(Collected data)
- - -
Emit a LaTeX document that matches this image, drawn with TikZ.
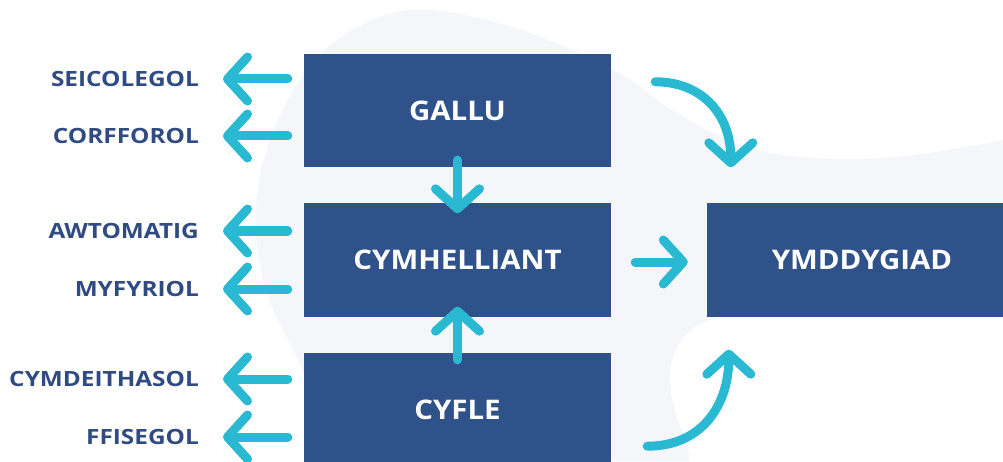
\documentclass[tikz,border=0pt]{standalone}
\usepackage{fontspec}
\setmainfont{Open Sans}
\newfontfamily\lblfont[FakeStretch=1.16]{Open Sans}
\newfontfamily\boxfont[FakeStretch=1.09]{Open Sans}
\usetikzlibrary{arrows.meta}
\definecolor{boxblue}{HTML}{30528A}
\definecolor{txtblue}{HTML}{2F4B82}
\definecolor{arrcyan}{HTML}{29B9D3}
\definecolor{blobgrey}{HTML}{F4F6F9}
\tikzset{
  box/.style={fill=boxblue, minimum width=307pt, minimum height=113pt, inner sep=0pt,
    text=white, font=\boxfont\fontsize{27}{30}\selectfont\bfseries},
  lbl/.style={anchor=east, inner sep=0pt, text=txtblue, font=\lblfont\fontsize{21}{24}\selectfont\bfseries},
  arr/.style={draw=arrcyan, line width=9pt, line cap=round,
    -{Straight Barb[length=20pt, width=44pt, round]}},
}
\begin{document}
\begin{tikzpicture}[x=1pt,y=1pt]
\useasboundingbox (0,0) rectangle (1003,461);
\clip (0,0) rectangle (1003,461);
% background blob
\fill[blobgrey] plot[smooth, tension=0.6] coordinates {(333,0) (301,94) (269,161) (256,228) (262,294) (288,361) (333,418) (410,451) (512,434) (614,391) (672,351) (736,318) (800,304) (896,304) (1003,321)}
  -- (1003,144) -- (720,144) to[out=190,in=90] (670,84) to[out=-90,in=100] (690,0) -- cycle;
% boxes
\node[box] (gallu) at (457.5,350.5) {GALLU};
\node[box] (cym) at (457.5,201) {CYMHELLIANT};
\node[box] (cyfle) at (457.5,51.5) {CYFLE};
\node[box, minimum width=310pt] (ymd) at (862,201) {YMDDYGIAD};
% labels
\node[lbl] (l1) at (199,382) {SEICOLEGOL};
\node[lbl] (l2) at (199,325) {CORFFOROL};
\node[lbl] (l3) at (199,230) {AWTOMATIG};
\node[lbl] (l4) at (199,172) {MYFYRIOL};
\node[lbl] (l5) at (199,82) {CYMDEITHASOL};
\node[lbl] (l6) at (199,24) {FFISEGOL};
% left arrows
\foreach \l/\b in {l1/gallu,l2/gallu,l3/cym,l4/cym,l5/cyfle,l6/cyfle}{
  \draw[arr] ([xshift=-16pt]\b.west |- \l.east) -- ([xshift=24pt]\l.east);
}
% vertical arrows
\draw[arr] ([yshift=7pt]gallu.south) -- ([yshift=-10pt]cym.north);
\draw[arr] ([yshift=-7pt]cyfle.north) -- ([yshift=10pt]cym.south);
% right arrow
\draw[arr] ([xshift=24pt,yshift=-2pt]cym.east) -- ([xshift=-19pt,yshift=-2pt]ymd.west);
% curved arrows
\coordinate (c1) at ([xshift=44pt,yshift=-28pt]gallu.north east);
\coordinate (c2) at ([xshift=36pt,yshift=20pt]cyfle.south east);
\draw[arr] (c1) .. controls +(45,0) and +(0,55) .. ([xshift=24pt,yshift=36pt]ymd.north west);
\draw[arr] (c2) .. controls +(55,0) and +(0,-55) .. ([xshift=22pt,yshift=-33pt]ymd.south west);
\end{tikzpicture}
\end{document}
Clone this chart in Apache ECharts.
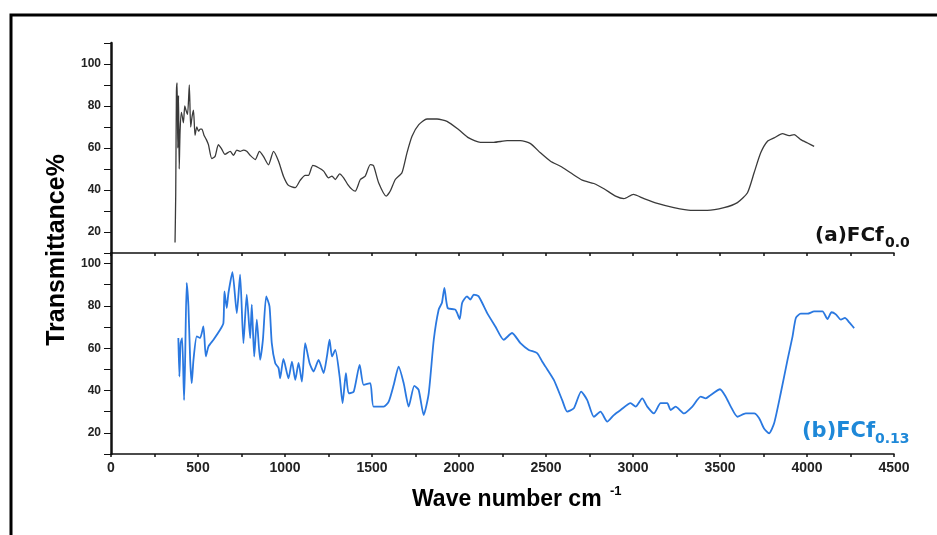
- - -
_Objective:_ Go through the entries above and print each one exactly, minus the pictures.

_Output of the task:_
Emit a LaTeX document that matches this image, drawn with TikZ.
\documentclass[tikz,border=0pt]{standalone}
\usepackage{fontspec}
\setmainfont{Open Sans}
\newfontfamily\lblfont[FakeStretch=1.16]{Open Sans}
\newfontfamily\boxfont[FakeStretch=1.09]{Open Sans}
\usetikzlibrary{arrows.meta}
\definecolor{boxblue}{HTML}{30528A}
\definecolor{txtblue}{HTML}{2F4B82}
\definecolor{arrcyan}{HTML}{29B9D3}
\definecolor{blobgrey}{HTML}{F4F6F9}
\tikzset{
  box/.style={fill=boxblue, minimum width=307pt, minimum height=113pt, inner sep=0pt,
    text=white, font=\boxfont\fontsize{27}{30}\selectfont\bfseries},
  lbl/.style={anchor=east, inner sep=0pt, text=txtblue, font=\lblfont\fontsize{21}{24}\selectfont\bfseries},
  arr/.style={draw=arrcyan, line width=9pt, line cap=round,
    -{Straight Barb[length=20pt, width=44pt, round]}},
}
\begin{document}
\begin{tikzpicture}[x=1pt,y=1pt]
\useasboundingbox (0,0) rectangle (1003,461);
\clip (0,0) rectangle (1003,461);
% background blob
\fill[blobgrey] plot[smooth, tension=0.6] coordinates {(333,0) (301,94) (269,161) (256,228) (262,294) (288,361) (333,418) (410,451) (512,434) (614,391) (672,351) (736,318) (800,304) (896,304) (1003,321)}
  -- (1003,144) -- (720,144) to[out=190,in=90] (670,84) to[out=-90,in=100] (690,0) -- cycle;
% boxes
\node[box] (gallu) at (457.5,350.5) {GALLU};
\node[box] (cym) at (457.5,201) {CYMHELLIANT};
\node[box] (cyfle) at (457.5,51.5) {CYFLE};
\node[box, minimum width=310pt] (ymd) at (862,201) {YMDDYGIAD};
% labels
\node[lbl] (l1) at (199,382) {SEICOLEGOL};
\node[lbl] (l2) at (199,325) {CORFFOROL};
\node[lbl] (l3) at (199,230) {AWTOMATIG};
\node[lbl] (l4) at (199,172) {MYFYRIOL};
\node[lbl] (l5) at (199,82) {CYMDEITHASOL};
\node[lbl] (l6) at (199,24) {FFISEGOL};
% left arrows
\foreach \l/\b in {l1/gallu,l2/gallu,l3/cym,l4/cym,l5/cyfle,l6/cyfle}{
  \draw[arr] ([xshift=-16pt]\b.west |- \l.east) -- ([xshift=24pt]\l.east);
}
% vertical arrows
\draw[arr] ([yshift=7pt]gallu.south) -- ([yshift=-10pt]cym.north);
\draw[arr] ([yshift=-7pt]cyfle.north) -- ([yshift=10pt]cym.south);
% right arrow
\draw[arr] ([xshift=24pt,yshift=-2pt]cym.east) -- ([xshift=-19pt,yshift=-2pt]ymd.west);
% curved arrows
\coordinate (c1) at ([xshift=44pt,yshift=-28pt]gallu.north east);
\coordinate (c2) at ([xshift=36pt,yshift=20pt]cyfle.south east);
\draw[arr] (c1) .. controls +(45,0) and +(0,55) .. ([xshift=24pt,yshift=36pt]ymd.north west);
\draw[arr] (c2) .. controls +(55,0) and +(0,-55) .. ([xshift=22pt,yshift=-33pt]ymd.south west);
\end{tikzpicture}
\end{document}
Clone this chart in Apache ECharts.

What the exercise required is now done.